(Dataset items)
——————————
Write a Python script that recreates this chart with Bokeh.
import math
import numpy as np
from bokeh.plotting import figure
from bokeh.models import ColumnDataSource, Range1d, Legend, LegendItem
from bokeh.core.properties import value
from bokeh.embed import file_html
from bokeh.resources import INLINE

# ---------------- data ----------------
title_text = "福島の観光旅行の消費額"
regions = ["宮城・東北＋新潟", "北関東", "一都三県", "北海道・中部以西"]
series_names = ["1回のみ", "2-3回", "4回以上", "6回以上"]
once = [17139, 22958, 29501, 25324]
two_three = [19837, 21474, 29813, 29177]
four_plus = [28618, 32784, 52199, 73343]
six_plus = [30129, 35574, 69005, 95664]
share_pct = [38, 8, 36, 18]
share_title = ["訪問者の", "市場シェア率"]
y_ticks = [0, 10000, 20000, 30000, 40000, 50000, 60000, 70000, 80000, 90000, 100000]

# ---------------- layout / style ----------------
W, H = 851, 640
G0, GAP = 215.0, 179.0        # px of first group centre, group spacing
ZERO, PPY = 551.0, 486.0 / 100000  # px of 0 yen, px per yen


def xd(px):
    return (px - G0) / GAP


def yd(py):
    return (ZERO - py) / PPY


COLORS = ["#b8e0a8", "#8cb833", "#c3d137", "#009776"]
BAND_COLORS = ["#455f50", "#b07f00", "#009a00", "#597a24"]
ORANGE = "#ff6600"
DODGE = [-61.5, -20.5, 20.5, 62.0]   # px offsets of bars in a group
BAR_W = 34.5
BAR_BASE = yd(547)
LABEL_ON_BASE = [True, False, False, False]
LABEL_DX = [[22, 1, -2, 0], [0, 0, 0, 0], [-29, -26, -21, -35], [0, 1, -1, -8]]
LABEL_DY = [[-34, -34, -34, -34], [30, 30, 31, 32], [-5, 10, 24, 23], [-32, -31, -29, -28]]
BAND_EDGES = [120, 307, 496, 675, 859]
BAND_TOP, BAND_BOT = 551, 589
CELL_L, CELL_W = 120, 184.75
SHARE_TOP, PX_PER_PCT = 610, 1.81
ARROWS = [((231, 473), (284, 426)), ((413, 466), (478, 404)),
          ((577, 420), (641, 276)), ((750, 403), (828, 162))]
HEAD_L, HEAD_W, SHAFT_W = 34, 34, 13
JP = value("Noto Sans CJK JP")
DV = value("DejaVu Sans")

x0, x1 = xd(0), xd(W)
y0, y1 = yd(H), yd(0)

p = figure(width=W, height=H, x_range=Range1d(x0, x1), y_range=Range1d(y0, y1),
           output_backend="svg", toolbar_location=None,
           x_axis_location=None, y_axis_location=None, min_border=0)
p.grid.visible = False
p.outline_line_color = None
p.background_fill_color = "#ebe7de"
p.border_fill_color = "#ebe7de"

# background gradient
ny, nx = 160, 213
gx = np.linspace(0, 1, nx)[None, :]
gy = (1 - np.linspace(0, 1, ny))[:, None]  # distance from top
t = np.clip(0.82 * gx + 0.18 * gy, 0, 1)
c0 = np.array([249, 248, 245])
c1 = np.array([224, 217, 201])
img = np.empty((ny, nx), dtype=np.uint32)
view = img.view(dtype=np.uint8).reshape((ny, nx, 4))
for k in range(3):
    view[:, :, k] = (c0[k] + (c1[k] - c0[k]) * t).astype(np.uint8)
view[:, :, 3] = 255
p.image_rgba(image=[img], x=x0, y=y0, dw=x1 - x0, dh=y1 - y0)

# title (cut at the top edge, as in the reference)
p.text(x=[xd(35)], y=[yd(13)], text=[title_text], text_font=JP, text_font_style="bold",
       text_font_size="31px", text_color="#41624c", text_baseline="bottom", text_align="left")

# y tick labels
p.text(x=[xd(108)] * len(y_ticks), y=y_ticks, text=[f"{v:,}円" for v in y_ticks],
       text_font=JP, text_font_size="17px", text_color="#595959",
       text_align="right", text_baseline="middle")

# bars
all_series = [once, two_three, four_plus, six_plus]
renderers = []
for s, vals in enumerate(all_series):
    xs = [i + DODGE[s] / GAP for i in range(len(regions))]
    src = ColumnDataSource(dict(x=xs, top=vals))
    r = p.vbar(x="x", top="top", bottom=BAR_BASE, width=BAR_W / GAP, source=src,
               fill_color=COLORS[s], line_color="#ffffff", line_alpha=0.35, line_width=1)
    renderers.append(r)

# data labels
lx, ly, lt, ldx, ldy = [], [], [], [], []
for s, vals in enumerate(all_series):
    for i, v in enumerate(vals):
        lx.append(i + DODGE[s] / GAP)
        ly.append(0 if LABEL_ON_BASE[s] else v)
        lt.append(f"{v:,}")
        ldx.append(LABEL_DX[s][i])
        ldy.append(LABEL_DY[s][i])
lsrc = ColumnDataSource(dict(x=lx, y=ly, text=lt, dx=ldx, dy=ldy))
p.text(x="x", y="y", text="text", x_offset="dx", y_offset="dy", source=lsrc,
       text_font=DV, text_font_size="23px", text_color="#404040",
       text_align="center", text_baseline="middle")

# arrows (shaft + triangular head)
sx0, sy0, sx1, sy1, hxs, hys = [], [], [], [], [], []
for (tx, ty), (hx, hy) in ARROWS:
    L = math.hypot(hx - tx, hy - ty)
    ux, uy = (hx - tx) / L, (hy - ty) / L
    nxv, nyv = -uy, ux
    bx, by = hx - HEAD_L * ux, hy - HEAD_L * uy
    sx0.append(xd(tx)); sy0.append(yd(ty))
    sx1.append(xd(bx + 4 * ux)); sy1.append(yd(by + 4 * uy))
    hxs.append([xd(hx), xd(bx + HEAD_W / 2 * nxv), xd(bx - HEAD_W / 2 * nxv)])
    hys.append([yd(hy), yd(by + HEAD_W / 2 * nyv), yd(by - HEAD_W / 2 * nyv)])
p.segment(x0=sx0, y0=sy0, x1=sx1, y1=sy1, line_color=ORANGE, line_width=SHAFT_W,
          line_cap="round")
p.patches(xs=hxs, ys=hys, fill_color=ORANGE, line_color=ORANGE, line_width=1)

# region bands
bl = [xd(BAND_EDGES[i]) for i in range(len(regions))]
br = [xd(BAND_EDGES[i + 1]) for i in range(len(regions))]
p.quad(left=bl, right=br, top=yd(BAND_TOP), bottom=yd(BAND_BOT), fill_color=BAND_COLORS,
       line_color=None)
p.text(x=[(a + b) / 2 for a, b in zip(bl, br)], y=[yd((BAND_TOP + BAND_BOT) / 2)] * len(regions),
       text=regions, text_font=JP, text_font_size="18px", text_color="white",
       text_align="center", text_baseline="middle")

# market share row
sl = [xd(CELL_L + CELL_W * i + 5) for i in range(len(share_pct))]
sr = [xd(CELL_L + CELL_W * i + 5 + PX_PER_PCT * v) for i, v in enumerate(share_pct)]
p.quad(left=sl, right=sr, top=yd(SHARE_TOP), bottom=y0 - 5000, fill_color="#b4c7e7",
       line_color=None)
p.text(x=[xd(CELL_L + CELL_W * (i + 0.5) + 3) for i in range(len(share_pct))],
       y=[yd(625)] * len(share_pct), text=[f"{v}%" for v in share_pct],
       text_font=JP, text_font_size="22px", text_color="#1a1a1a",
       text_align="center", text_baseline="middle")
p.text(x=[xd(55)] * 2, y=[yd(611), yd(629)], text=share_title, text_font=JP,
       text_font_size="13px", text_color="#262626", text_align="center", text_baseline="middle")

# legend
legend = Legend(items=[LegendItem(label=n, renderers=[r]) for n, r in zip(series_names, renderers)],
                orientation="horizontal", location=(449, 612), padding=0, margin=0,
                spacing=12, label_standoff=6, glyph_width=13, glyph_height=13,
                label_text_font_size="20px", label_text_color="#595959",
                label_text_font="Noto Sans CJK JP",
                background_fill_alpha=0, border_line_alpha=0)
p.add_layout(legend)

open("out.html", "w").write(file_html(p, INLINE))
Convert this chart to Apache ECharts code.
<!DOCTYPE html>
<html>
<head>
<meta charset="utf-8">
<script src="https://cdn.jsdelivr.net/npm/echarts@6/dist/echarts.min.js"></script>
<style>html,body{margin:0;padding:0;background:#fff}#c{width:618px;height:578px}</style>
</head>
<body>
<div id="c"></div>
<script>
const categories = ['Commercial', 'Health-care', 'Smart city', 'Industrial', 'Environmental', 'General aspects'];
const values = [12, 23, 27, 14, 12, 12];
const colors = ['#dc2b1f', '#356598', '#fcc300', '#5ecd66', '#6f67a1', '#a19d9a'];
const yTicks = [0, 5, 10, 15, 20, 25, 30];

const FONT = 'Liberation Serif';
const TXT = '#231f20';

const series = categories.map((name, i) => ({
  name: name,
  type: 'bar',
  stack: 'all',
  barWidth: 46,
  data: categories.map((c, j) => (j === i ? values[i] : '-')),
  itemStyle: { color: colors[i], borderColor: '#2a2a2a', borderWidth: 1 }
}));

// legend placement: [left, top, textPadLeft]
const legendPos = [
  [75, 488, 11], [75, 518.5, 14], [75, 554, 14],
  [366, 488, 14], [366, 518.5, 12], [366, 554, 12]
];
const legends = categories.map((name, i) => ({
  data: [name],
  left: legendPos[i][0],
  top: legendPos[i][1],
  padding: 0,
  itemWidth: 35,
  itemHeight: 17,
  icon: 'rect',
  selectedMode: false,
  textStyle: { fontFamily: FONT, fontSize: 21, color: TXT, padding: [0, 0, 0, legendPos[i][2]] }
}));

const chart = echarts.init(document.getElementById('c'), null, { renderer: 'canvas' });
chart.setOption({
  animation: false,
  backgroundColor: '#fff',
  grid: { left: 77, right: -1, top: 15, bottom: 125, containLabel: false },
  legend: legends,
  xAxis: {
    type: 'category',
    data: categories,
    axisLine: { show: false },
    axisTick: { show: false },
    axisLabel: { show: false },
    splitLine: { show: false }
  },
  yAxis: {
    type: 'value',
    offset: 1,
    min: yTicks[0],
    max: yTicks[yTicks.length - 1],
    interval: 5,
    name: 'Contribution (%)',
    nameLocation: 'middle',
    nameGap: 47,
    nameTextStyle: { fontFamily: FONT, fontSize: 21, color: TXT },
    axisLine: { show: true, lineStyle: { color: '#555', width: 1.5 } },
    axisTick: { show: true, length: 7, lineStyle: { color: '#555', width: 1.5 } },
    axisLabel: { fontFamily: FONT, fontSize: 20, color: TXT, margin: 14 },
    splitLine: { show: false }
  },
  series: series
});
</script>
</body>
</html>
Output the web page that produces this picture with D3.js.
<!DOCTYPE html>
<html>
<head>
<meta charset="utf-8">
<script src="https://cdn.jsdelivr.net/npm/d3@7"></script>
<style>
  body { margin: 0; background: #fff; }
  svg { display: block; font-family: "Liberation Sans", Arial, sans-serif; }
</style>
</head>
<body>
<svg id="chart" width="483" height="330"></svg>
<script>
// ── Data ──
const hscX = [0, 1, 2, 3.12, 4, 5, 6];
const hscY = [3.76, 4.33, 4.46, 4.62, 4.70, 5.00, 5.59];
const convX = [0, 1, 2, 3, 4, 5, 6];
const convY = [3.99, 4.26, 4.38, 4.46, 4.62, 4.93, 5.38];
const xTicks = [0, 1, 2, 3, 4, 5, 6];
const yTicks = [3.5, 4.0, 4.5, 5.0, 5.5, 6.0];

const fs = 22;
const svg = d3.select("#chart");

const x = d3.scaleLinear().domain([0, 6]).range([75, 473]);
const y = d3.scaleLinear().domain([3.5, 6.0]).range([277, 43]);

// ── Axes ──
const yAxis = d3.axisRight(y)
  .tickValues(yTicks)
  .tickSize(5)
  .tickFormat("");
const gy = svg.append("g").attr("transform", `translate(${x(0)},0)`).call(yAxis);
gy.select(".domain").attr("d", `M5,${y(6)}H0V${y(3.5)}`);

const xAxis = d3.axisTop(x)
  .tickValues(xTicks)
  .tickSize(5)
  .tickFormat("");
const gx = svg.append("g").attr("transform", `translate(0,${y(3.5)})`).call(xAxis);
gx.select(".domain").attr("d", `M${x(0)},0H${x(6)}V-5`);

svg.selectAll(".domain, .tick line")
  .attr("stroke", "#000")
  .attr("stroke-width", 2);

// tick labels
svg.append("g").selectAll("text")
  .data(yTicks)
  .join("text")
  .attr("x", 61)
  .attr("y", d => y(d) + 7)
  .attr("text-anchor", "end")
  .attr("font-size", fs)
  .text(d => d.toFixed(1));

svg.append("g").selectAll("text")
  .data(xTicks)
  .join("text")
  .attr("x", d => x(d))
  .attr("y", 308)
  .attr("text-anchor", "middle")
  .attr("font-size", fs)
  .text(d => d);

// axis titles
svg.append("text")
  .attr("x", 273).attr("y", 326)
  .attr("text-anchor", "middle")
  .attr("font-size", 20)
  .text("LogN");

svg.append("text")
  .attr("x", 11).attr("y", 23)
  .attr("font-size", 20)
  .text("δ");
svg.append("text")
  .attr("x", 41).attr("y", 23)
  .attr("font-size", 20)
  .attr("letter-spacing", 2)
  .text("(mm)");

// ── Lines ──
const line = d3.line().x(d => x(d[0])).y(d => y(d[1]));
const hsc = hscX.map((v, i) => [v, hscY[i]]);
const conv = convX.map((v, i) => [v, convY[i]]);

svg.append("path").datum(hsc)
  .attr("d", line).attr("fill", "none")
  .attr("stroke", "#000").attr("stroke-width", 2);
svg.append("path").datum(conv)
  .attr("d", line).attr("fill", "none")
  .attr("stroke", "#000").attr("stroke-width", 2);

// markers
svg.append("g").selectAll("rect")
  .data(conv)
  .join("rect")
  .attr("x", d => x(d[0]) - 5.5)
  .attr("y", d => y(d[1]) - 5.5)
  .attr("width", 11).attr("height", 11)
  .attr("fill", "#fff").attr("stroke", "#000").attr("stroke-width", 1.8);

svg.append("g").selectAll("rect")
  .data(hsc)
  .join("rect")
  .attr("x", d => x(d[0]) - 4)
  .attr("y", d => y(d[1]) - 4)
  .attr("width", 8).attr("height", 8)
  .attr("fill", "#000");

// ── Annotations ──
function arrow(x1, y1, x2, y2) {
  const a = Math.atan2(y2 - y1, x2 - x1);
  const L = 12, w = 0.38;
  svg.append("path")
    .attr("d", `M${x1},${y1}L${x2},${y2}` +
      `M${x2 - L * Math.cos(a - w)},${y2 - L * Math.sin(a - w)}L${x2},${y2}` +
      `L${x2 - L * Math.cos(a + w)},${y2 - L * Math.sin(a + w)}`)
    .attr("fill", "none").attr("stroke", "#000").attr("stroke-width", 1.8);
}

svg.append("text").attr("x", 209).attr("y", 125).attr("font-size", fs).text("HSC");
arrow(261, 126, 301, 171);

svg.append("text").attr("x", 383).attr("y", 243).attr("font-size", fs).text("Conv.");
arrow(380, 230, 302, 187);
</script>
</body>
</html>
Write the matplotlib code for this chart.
——————————
● EXERCISE TASK:
From the entries, report each line that includes the word "this".

● EXERCISE OUTPUT:
Write a Python script that recreates this chart with Bokeh.
Convert this chart to Apache ECharts code.
Output the web page that produces this picture with D3.js.
Write the matplotlib code for this chart.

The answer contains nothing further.